Я заходил к нему однажды по личному делу, и он помог мне. А потом - по «союзному»: Союз писателей посылал нас с ним к Каменеву «за хлебом». Так что в этой точке силуэт Гершензона пересекается в памяти моей со «Львом Борисовичем». Есть такой рассказ у Чехова: «Толстый и тонкий»
О Каменеве надо начать издали. В юношеские еще годы занес меня однажды случай на окраину Москвы, в провинциальный домик тихого человека, г. Х. Там было собрание молодежи, несмотря на безобидность хозяина, напоминавшее главы известного романа Достоевского или картину Ярошенки. Особенно ораторствовал молодой человек - самоуверенный, неглупый, С хорошей гривой. Звали его Каменевым.
Прошло много лет.

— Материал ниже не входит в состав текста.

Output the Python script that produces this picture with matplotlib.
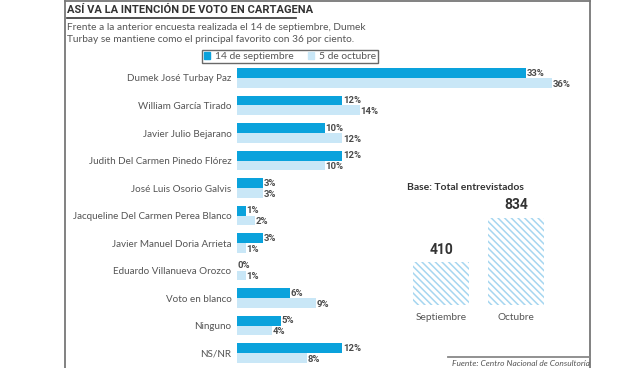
import matplotlib.pyplot as plt
from matplotlib.lines import Line2D
from matplotlib.patches import Patch

# data
candidatos = ["Dumek José Turbay Paz", "William García Tirado", "Javier Julio Bejarano",
              "Judith Del Carmen Pinedo Flórez", "José Luis Osorio Galvis",
              "Jacqueline Del Carmen Perea Blanco", "Javier Manuel Doria Arrieta",
              "Eduardo Villanueva Orozco", "Voto en blanco", "Ninguno", "NS/NR"]
septiembre = [33, 12, 10, 12, 3, 1, 3, 0, 6, 5, 12]
octubre = [36, 14, 12, 10, 3, 2, 1, 1, 9, 4, 8]
series_names = ["14 de septiembre", "5 de octubre"]

base_labels = ["Septiembre", "Octubre"]
base_values = [410, 834]

W, H = 640, 368
dark = "#0aa2dc"
light = "#c9e7f7"
grey = "#4a4a4a"
narrow = "Roboto"
body = "Lato"


def fx(x):
    return x / W


def fy(y):
    return 1 - y / H


fig = plt.figure(figsize=(6.4, 3.68), dpi=100)

# frame around the graphic
fig.add_artist(Line2D([fx(65), fx(65)], [fy(1), 0], color="#777777", lw=1.3))
fig.add_artist(Line2D([fx(590), fx(590)], [fy(1), 0], color="#777777", lw=1.3))
fig.add_artist(Line2D([fx(65), fx(590)], [fy(1), fy(1)], color="#777777", lw=1.3))

# title + subtitle
fig.text(fx(67), fy(10), "ASÍ VA LA INTENCIÓN DE VOTO EN CARTAGENA", family=narrow,
         weight="bold", fontsize=8, color="#333333", va="center", ha="left")
fig.add_artist(Line2D([fx(67), fx(296)], [fy(18), fy(18)], color="#333333", lw=1.2))
fig.text(fx(67), fy(27), "Frente a la anterior encuesta realizada el 14 de septiembre, Dumek",
         family=body, fontsize=7.3, color="#555555", va="center")
fig.text(fx(67), fy(40), "Turbay se mantiene como el principal favorito con 36 por ciento.",
         family=body, fontsize=7.3, color="#555555", va="center")

# main bar chart
ax = fig.add_axes([fx(237), 0, (587 - 237) / W, (368 - 64) / H])
rows = list(range(len(candidatos)))
h = 0.36
ax.barh([r - h / 2 for r in rows], septiembre, height=h, color=dark)
ax.barh([r + h / 2 for r in rows], octubre, height=h, color=light)
for r, a, b in zip(rows, septiembre, octubre):
    ax.text(a + 0.1, r - h / 2, f"{a}%", family=narrow, weight="bold", fontsize=6.8,
            color=grey, va="center", ha="left")
    ax.text(b + 0.1, r + h / 2 + 0.05, f"{b}%", family=narrow, weight="bold", fontsize=6.8,
            color=grey, va="center", ha="left")
ax.set_xlim(0, 40)
ax.set_ylim(10.545, -0.509)
ax.set_yticks(rows)
ax.set_yticklabels(candidatos, family=body, fontsize=7.1, color="#555555")
ax.tick_params(axis="y", length=0, pad=4)
ax.set_xticks([])
for s in ax.spines.values():
    s.set_visible(False)
ax.patch.set_alpha(0)

fig.legend(handles=[Patch(color=dark), Patch(color=light)], labels=series_names,
           loc="center", bbox_to_anchor=(fx(290), fy(56.5)), ncol=2,
           prop={"family": body, "size": 7.4}, frameon=True, fancybox=False,
           edgecolor="#444444", handlelength=0.6, handleheight=0.6, handletextpad=0.5,
           columnspacing=1.4, borderpad=0.2, labelcolor="#555555")

# sample size inset
plt.rcParams["hatch.linewidth"] = 1.1
bx = fig.add_axes([fx(400), fy(305), 160 / W, 105 / H])
bars = bx.bar([0, 1], base_values, width=0.747, color="white", edgecolor="#a6d6f0",
              hatch="\\\\\\\\\\", lw=0)
bx.bar_label(bars, labels=[str(v) for v in base_values], padding=4, family=narrow,
             weight="bold", fontsize=10, color="#333333")
bx.set_xlim(-0.547, 1.587)
bx.set_ylim(0, 1006)
bx.set_xticks([0, 1])
bx.set_xticklabels(base_labels, family=body, fontsize=7.3, color="#555555")
bx.tick_params(axis="x", length=0, pad=6)
bx.set_yticks([])
for s in bx.spines.values():
    s.set_visible(False)
bx.patch.set_alpha(0)
fig.text(fx(407), fy(187), "Base: Total entrevistados", family=body, weight="bold",
         fontsize=7.5, color="#333333", va="center")

# source
fig.add_artist(Line2D([fx(448), fx(590)], [fy(357), fy(357)], color="#888888", lw=1.3))
fig.text(fx(590), fy(363), "Fuente: Centro Nacional de Consultoría", family=body,
         style="italic", fontsize=6, color="#555555", va="center", ha="right")

fig.savefig("out.png", dpi=100)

В революцию имя Каменева попадалось часто, но ни с чем для меня не связывалось: «тот» был просто юноша, «этот» председатель Московского совета, «хозяин» Москвы. Что между ними общего?
Однажды вышел случай, что из нашего Союза арестовали двоих членов. Правление послало меня к Каменеву хлопотать. Он считался «либеральным сановником» и даже закрыл на третьем номере «Вестник Чека» за открытый призыв к пыткам на допросах. Чтобы получить пропуск, пришлось зайти в боковой подъезд бывшего генерал-ryбернаторского дома на Тверской, с Чернышевского переулка. Некогда чиновник с длинным щелкающим ногтем на мизинце выдавал нам здесь заграничные паспорта. Теперь, спускаясь по лестнице с бумажкою, я увидел бабу.
Она стояла на коленях перед высоким «типом» в сером полушубке, барашковой шапке, высоких сапогах.
- Голубчик ты мой, да отпусти ты моего-то
- Убирайся, некогда мне пустяками заниматься.
Баба приникла к его ногам.
- Да ведь сколько времени сидит, миленький мой, за что сидит-то ...
... У главного подъезда солдат с винтовкой. Берут пропуск. Лестница, знакомые залы и зеркальные окна. Здесь мы заседали при Временном Правительстве, опираясь на наши шашки - Совет Офицерских Депутатов. Теперь стучали на машинках барышни. Какие-то дамы, торговцы, приезжие из провинции «товарищи» ждали приема. Пришлось и мне подождать. Потом провели в большой, светлый кабинет. Спиной к окнам за столом сидел бывший молодой человек Марьиной рощи, сильно пополневший, в пенсне, довольно кудлатый, более похожий сейчас на благополучного московского адвоката. Он курил. Увидев меня, привстал, любезно поздоровался. Сквозь зеркальные стекла слегка синела каланча части, виднелась зимняя улица. Странный и горестный покой давала эта зеркальность, как бы в Елисейских полях медленно двигались люди, извозчики, детишки волокли санки. В левом окне так же призрачно и элегически выступали ветви тополя, телефонные проволоки в снегу, нахохленная галка ...
Мы вспомнили нашу встречу. Каменев держался приветливо-небрежно, покрови-тельственно, но вполне прилично.